Selecting Correct Units
Ensure consistency in your units. If you are tracking inventory in ‘pieces’, use ‘pieces’ for all inputs (units in batch, units sold). If you are tracking by ‘kilograms’, use ‘kg’ throughout. The calculator assumes a single unit of measure for all inventory items being tracked.
Interpreting the Results
- Ending Inventory (LIFO): This is the primary result, showing the total value of the inventory remaining at the end of the period, based on the costs of the oldest inventory items.
- Cost of Goods Sold (COGS): This reflects the total cost assigned to the inventory that was sold, using the costs from the most recently purchased items.
- Total Units Purchased: The sum of all units acquired across all purchase batches.
- Total Cost of Purchases: The total monetary amount spent on all inventory purchases.
The calculator helps visualize how LIFO matches recent costs against revenue, potentially impacting profitability and taxes.
Key Factors That Affect LIFO Ending Inventory
Several factors influence the calculation and value of ending inventory under the LIFO method:
- Inflationary Economic Conditions: In periods of rising prices, LIFO typically results in a higher COGS and a lower ending inventory value compared to FIFO. This is because older, lower costs are assumed to remain in inventory.
- Purchase Frequency and Timing: Frequent purchases, especially at fluctuating prices, create multiple LIFO layers. The timing of purchases relative to sales is critical. A purchase made just before a sale will have its cost assigned to COGS first under LIFO.
- Cost Flow Assumption vs. Physical Flow: LIFO is a cost flow assumption, not necessarily the physical flow of goods. Businesses may sell older stock first for operational reasons (e.g., perishables), but still apply LIFO for accounting purposes if it benefits them tax-wise.
- Inventory Levels and LIFO Liquidation: If sales exceed purchases in a period, older LIFO layers may be “liquidated” (i.e., assumed to be sold). This can lead to a significant increase in taxable income if those liquidated layers had very low costs from long ago, especially during inflationary times.

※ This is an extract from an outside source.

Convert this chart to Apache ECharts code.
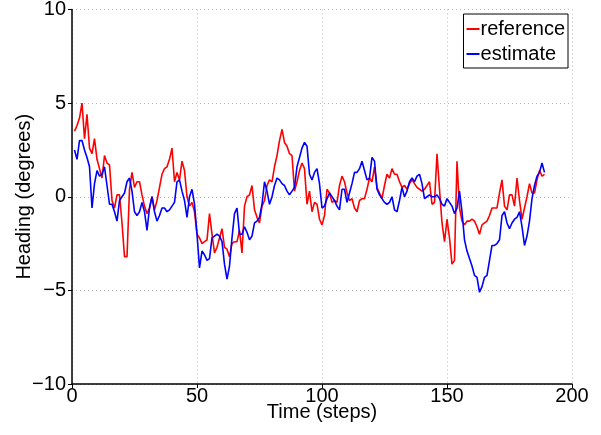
<!DOCTYPE html>
<html>
<head>
<meta charset="utf-8">
<script src="https://cdn.jsdelivr.net/npm/echarts@6/dist/echarts.min.js"></script>
<style>
  html, body { margin: 0; padding: 0; background: #fff; }
  #chart { width: 601px; height: 435px; }
</style>
</head>
<body>
<div id="chart"></div>
<script>
// heading over time — reference vs estimate, one value per step starting at step 1
const firstStep = 1;

const reference = [
  3.5, 3.8, 4.2, 5.0, 3.1, 4.4, 2.6, 2.3, 3.1, 2.0,
  1.5, 1.0, 2.2, 1.8, 1.7, -0.2, -0.6, 0.1, 0.1, -1.4,
  -3.2, -3.2, 0.4, 1.3, 0.5, 0.8, 0.8, 0.1, -0.5, -0.9,
  -0.6, 0.0, -0.7, -0.2, 0.5, 1.2, 1.5, 1.6, 2.0, 2.6,
  0.8, 1.3, 0.9, 1.9, 1.4, 0.0, -0.5, -0.3, -0.8, -2.0,
  -2.2, -2.5, -2.4, -2.3, -0.9, -2.0, -3.0, -2.7, -2.2, -1.7,
  -2.7, -2.8, -3.2, -2.5, -2.4, -2.4, -1.8, -3.0, -0.5, 0.0,
  0.1, 0.6, -0.7, -1.1, -1.4, -0.5, -0.2, 0.6, 0.9, 0.8,
  1.6, 2.2, 3.0, 3.6, 2.9, 2.7, 2.3, 2.2, 0.3, 0.8,
  1.4, 1.8, 1.5, -0.4, 0.3, -0.8, -0.3, -0.4, -1.2, -1.5,
  -1.0, 0.4, 0.2, -0.3, -0.2, -0.3, 0.6, 1.1, 0.8, 0.2,
  -0.2, -0.1, -0.6, -0.8, -0.2, -0.1, -0.1, 0.4, 1.0, 0.8,
  1.6, 0.5, 0.2, -0.1, 0.6, 1.2, 1.0, 1.5, 1.2, 1.2,
  0.8, 0.5, 0.6, 0.4, 0.7, 0.9, 0.7, 0.5, 0.4, 0.3,
  0.4, 0.6, 0.8, -0.4, -0.3, 2.3, 0.4, -1.4, -2.4, -1.2,
  -2.2, -3.6, -3.4, 1.9, -0.6, -1.3, -1.5, -1.3, -1.3, -1.2,
  -1.3, -1.6, -2.0, -1.5, -1.4, -1.3, -1.0, -0.6, -0.6, -0.6,
  0.2, 0.9, -0.5, -0.7, 0.1, 0.1, -0.5, 1.0, -0.2, -1.2,
  -0.6, 0.0, 0.7, 0.2, 0.2, 0.9, 1.4, 1.1, 1.2
];

const estimate = [
  2.5, 2.0, 3.0, 3.0, 2.5, 2.1, 1.6, -0.6, 0.7, 1.4,
  1.1, 1.2, 1.6, 0.6, -0.4, -0.4, -0.8, -1.3, -0.2, 0.0,
  0.2, 0.8, 1.0, 0.3, -0.8, -1.0, -0.8, -0.3, -0.8, -1.8,
  -0.6, 0.0, -0.8, -1.3, -1.0, -0.6, -0.6, -0.8, -0.7, -0.5,
  -0.3, 0.8, 0.9, 0.3, -0.2, -1.1, 0.0, 0.4, -0.4, -2.0,
  -3.8, -2.9, -3.1, -3.4, -3.3, -2.2, -2.1, -2.0, -2.1, -2.4,
  -3.6, -4.4, -3.7, -2.2, -0.9, -0.6, -2.0, -2.0, -1.6, -1.9,
  -2.3, -2.1, -1.4, -1.3, -1.1, -0.4, 0.8, 0.3, -0.4, 0.0,
  0.6, 1.0, 0.9, 0.7, 0.6, 0.3, 0.1, 0.3, 0.5, 1.6,
  2.1, 2.6, 2.9, 2.7, 1.2, 0.9, 1.3, 1.5, 0.7, -0.6,
  -0.5, -0.1, 0.2, 0.0, -0.2, -0.5, -0.7, 0.4, 0.4, -0.3,
  0.2, 0.7, 1.3, 1.3, 1.5, 1.9, 1.4, 0.9, 1.0, 2.1,
  1.9, 0.4, 0.1, -0.1, -0.3, -0.4, -0.3, 0.0, -0.7, -0.8,
  -0.2, 0.5, 0.0, 0.3, 0.8, 1.0, 0.8, 1.1, 1.2, 0.7,
  -0.1, 0.0, 0.1, 0.0, 0.0, 0.1, -0.1, -0.4, -0.5, -0.1,
  -0.3, -0.5, -0.9, -0.6, 0.3, -0.8, -2.3, -2.9, -3.3, -3.7,
  -4.2, -4.3, -5.1, -4.8, -4.3, -4.2, -3.4, -2.6, -2.6, -2.5,
  -2.3, -1.0, -0.8, -1.4, -1.7, -1.4, -1.2, -1.1, -0.8, -1.6,
  -2.6, -2.1, -1.3, -0.1, 0.6, 1.1, 1.3, 1.8, 1.3
];

const xTicks = { min: 0, max: 200, interval: 50 };
const yTicks = { min: -10, max: 10, interval: 5 };

const FONT = '"Liberation Sans", Arial, sans-serif';
const FS = 20;
const minus = (v) => String(v).replace('-', '\u2212');
const withSteps = (arr) => arr.map((v, i) => [firstStep + i, v]);

const gridDots = { show: true, lineStyle: { color: '#b8b8b8', type: [1, 3], width: 1 } };

const chart = echarts.init(document.getElementById('chart'), null, { renderer: 'canvas' });
chart.setOption({
  backgroundColor: '#fff',
  animation: false,
  textStyle: { fontFamily: FONT },
  grid: { left: 72, right: 29, top: 9.5, bottom: 51, containLabel: false, outerBoundsMode: 'none' },
  legend: {
    orient: 'vertical',
    right: 33,
    top: 14,
    backgroundColor: '#fff',
    borderColor: '#000',
    borderWidth: 1,
    borderRadius: 0,
    padding: [5, 3, 4, 3],
    itemGap: 5,
    itemWidth: 13,
    itemHeight: 2,
    icon: 'rect',
    textStyle: { fontSize: FS, color: '#000', fontFamily: FONT, padding: [0, 0, 0, -4] },
    data: ['reference', 'estimate']
  },
  xAxis: {
    type: 'value',
    min: xTicks.min, max: xTicks.max, interval: xTicks.interval,
    name: 'Time (steps)',
    nameLocation: 'middle',
    nameGap: 18,
    nameMoveOverlap: false,
    nameTextStyle: { fontSize: FS, color: '#000', fontFamily: FONT },
    axisLine: { show: true, onZero: false, lineStyle: { color: '#000', width: 1.5 } },
    axisTick: { show: true, inside: false, length: 4, lineStyle: { color: '#000' } },
    axisLabel: { fontSize: FS, color: '#000', margin: 2, fontFamily: FONT },
    splitLine: gridDots
  },
  yAxis: {
    type: 'value',
    min: yTicks.min, max: yTicks.max, interval: yTicks.interval,
    name: 'Heading (degrees)',
    nameLocation: 'middle',
    nameGap: 38,
    nameMoveOverlap: false,
    nameTextStyle: { fontSize: FS, color: '#000', fontFamily: FONT },
    axisLine: { show: true, onZero: false, lineStyle: { color: '#000', width: 1.5 } },
    axisTick: { show: true, inside: false, length: 4, lineStyle: { color: '#000' } },
    axisLabel: { fontSize: FS, color: '#000', margin: 6, fontFamily: FONT, formatter: minus },
    splitLine: gridDots
  },
  series: [
    {
      name: 'reference',
      type: 'line',
      data: withSteps(reference),
      showSymbol: false,
      color: '#ff0000',
      lineStyle: { color: '#ff0000', width: 1.6 },
      z: 2
    },
    {
      name: 'estimate',
      type: 'line',
      data: withSteps(estimate),
      showSymbol: false,
      color: '#0000ff',
      lineStyle: { color: '#0000ff', width: 1.6 },
      z: 3
    }
  ]
});
</script>
</body>
</html>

- Product Homogeneity: LIFO works best with homogeneous, interchangeable products (like grains, oil, or identical manufactured parts) where the specific unit sold doesn’t matter as much as its cost. It’s less practical for unique or highly differentiated items.
- Record-Keeping Accuracy: Maintaining accurate records of purchase dates, quantities, and costs per unit for each batch is paramount. Any errors in data entry will directly lead to incorrect LIFO calculations.
- Changes in Costing Methods: Switching away from LIFO (e.g., to FIFO) requires careful management of LIFO layers and can have significant tax implications. Companies must also adhere to regulatory requirements regarding the consistency of inventory costing methods.
Frequently Asked Questions (FAQ) about LIFO Ending Inventory
- Q1: What is the main advantage of using LIFO?
- A1: The primary advantage, especially in inflationary periods, is tax deferral. By assigning higher, more recent costs to COGS, LIFO reduces taxable income and the amount of income tax payable in the current period.
- Q2: Can LIFO be used for all types of inventory?
- A2: LIFO is generally most practical for non-perishable, homogeneous inventory items where physical flow doesn’t dictate sales order. It’s not suitable for unique items or goods that must be sold before they expire.
- Q3: How does LIFO differ from FIFO?
- A3: LIFO (Last-In, First-Out) assumes the newest inventory costs are expensed first, leaving older costs in ending inventory. FIFO (First-In, First-Out) assumes the oldest inventory costs are expensed first, leaving the newest costs in ending inventory.
- Q4: What happens if the number of units sold is greater than the units purchased in the most recent batch?
- A4: If units sold exceed the most recent purchase batch, you exhaust that batch’s cost and move to the next oldest purchase batch to assign costs to COGS. This process continues until all sold units are accounted for. The remaining inventory will consist of units from the oldest batches.
- Q5: Does LIFO reflect the actual physical flow of inventory?
- A5: Not necessarily. LIFO is a cost-flow assumption for accounting purposes and may not match how goods are physically moved or sold. For example, a grocery store might sell milk nearing its expiration date first (FIFO in practice) but use LIFO for accounting if it benefits them.
- Q6: What is LIFO liquidation?
- A6: LIFO liquidation occurs when a company sells more inventory than it purchases during a period, forcing it to dip into older, lower-cost inventory layers. This can result in a lower COGS than expected and a higher taxable income, especially in inflationary environments.
- Q7: Is LIFO allowed internationally?
- A7: No. LIFO is permitted under U.S. GAAP but is prohibited under International Financial Reporting Standards (IFRS). Companies reporting under IFRS must use methods like FIFO or the weighted-average cost method.
- Q8: How do I ensure my LIFO calculation is accurate?
- A8: Maintain meticulous records of all inventory purchases (date, quantity, cost per unit) and sales (quantity). Use reliable accounting software or a specialized calculator like this one to perform the calculations based on your detailed data. Regular inventory audits are also crucial.